Another interesting feature you should use once in a while, is the Check Package command using CTRL-SHIFT-E
. This command will find errors and other mistakes and warns you. For example, when I ran this command I got the following report:
checking DESCRIPTION meta-information ... WARNING
Non-standard license specification:
What license is it under?
Standardizable: FALSE
checking for code/documentation mismatches ... WARNING
Codoc mismatches from documentation object 'sqrt_newton':
sqrt_newton
Code: function(a, init, eps = 0.01, iter = 100)
Docs: function(a, init, eps = 0.01)
Argument names in code not in docs:
iter
Check Package is telling me that I did not specify a license for my package, and that I did not document the iter
parameter. This command takes some time to run, so do not run it as often as your unit tests, but do not forget about it either!
6.6 Checking the coverage of your unit tests with covr
To check the coverage of your package run the following code:
library("covr")
cov <- package_coverage()
shine(cov)
The line shine(cov)
launches an interactive shiny app inside your viewer pane with the following:
We see that no unit test executes the highlighted line. So let’s write a unit test to test this line and increase the coverage of our package! Add the following test to test_sqrt_newton.R
:
test_that("Test maximum number of iterations",{
expect_error(sqrt_newton(10, 1E10, eps=1E-10, 5))
})
Now if you look at the coverage of the package:
In this example, we used package_coverage()

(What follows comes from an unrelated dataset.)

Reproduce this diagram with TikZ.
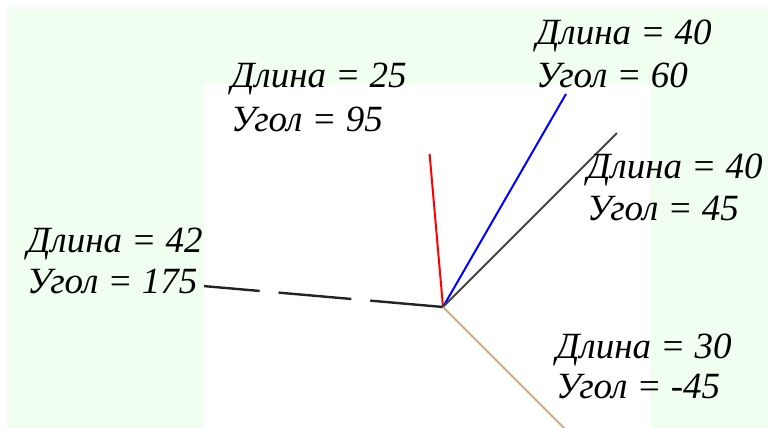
\documentclass[tikz,border=0pt]{standalone}
\usepackage{fontspec}
\setmainfont{Liberation Serif}
\usetikzlibrary{positioning,calc}
\definecolor{canvasgreen}{RGB}{240,255,240}
\definecolor{armtan}{RGB}{205,175,140}
\definecolor{armgray}{RGB}{70,70,70}
\definecolor{armdark}{RGB}{35,35,35}
\tikzset{
  lbl/.style={inner sep=0pt, font=\fontsize{37}{44}\selectfont\itshape, anchor=base west},
  arm/.style={line width=2pt},
}
\begin{document}
\begin{tikzpicture}[x=1pt,y=1pt]
\useasboundingbox (0,0) rectangle (768,-428);
\fill[canvasgreen] (7,-7) rectangle (768,-428);
\fill[white] (204,-85) rectangle (650,-428);

% pivot and the ends of the arms (6.15 px per unit of length)
\coordinate (o) at (443,-307);
\coordinate (a95) at ($(o)+(95:25*6.15)$);
\coordinate (a60) at ($(o)+(60:40*6.15)$);
\coordinate (a45) at ($(o)+(45:40*6.15)$);
\coordinate (a175) at ($(o)+(175:42*6.15)$);
\coordinate (am45) at ($(o)+(-45:30*6.15)$);

\begin{scope}
  \clip (204,-85) rectangle (650,-428);
  \draw[arm, red] (o) -- (a95);
  \draw[arm, blue] (o) -- (a60);
  \draw[arm, armgray] (o) -- (a45);
  \draw[arm, armdark, line width=2.4pt, dash pattern=on 73pt off 19pt] (o) -- (a175);
  \draw[arm, armtan] (o) -- (am45);
\end{scope}

\node[lbl] (len95) at (231,-88) {Длина = 25};
\node[lbl, below=43pt of len95.base west, anchor=base west] (ang95) {Угол = 95};

\node[lbl] (len60) at (536,-45) {Длина = 40};
\node[lbl, below=42pt of len60.base west, anchor=base west] (ang60) {Угол = 60};

\node[lbl] (len45) at (587,-178) {Длина = 40};
\node[lbl, below=42pt of len45.base west, anchor=base west] (ang45) {Угол = 45};

\node[lbl] (len175) at (27,-252) {Длина = 42};
\node[lbl, below=41pt of len175.base west, anchor=base west] (ang175) {Угол = 175};

\node[lbl] (lenm45) at (556,-358) {Длина = 30};
\node[lbl, below=40pt of lenm45.base west, anchor=base west] (angm45) {Угол = -45};

\end{tikzpicture}
\end{document}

, but if you are interested in the coverage of a single function you can use function_coverage()
, or even file_coverage()
to get the coverage of a single file. However, I suggest to always run package_coverage()
since we are working inside a package. There are other functions in the covr
package that might be useful depending on your needs, so do not hesitate to explore covr
documentation!
6.7 Wrap-up
- Packages are the easiest way to organize, document and test your code.
- You do not need to take care of paths anymore.
- You do not need to write documentation “by hand”.
- If you use Rstudio, the workflow is very streamlined and you can use version control to keep track of your changes.
- Developing a package is also the easiest way to share your code with colleagues at your company or online.
References
Wickham, Hadley. 2014a. Advanced R. CRC Press.
Silverman, Richard E. 2013. Git Pocket Guide. “ O’Reilly Media, Inc.”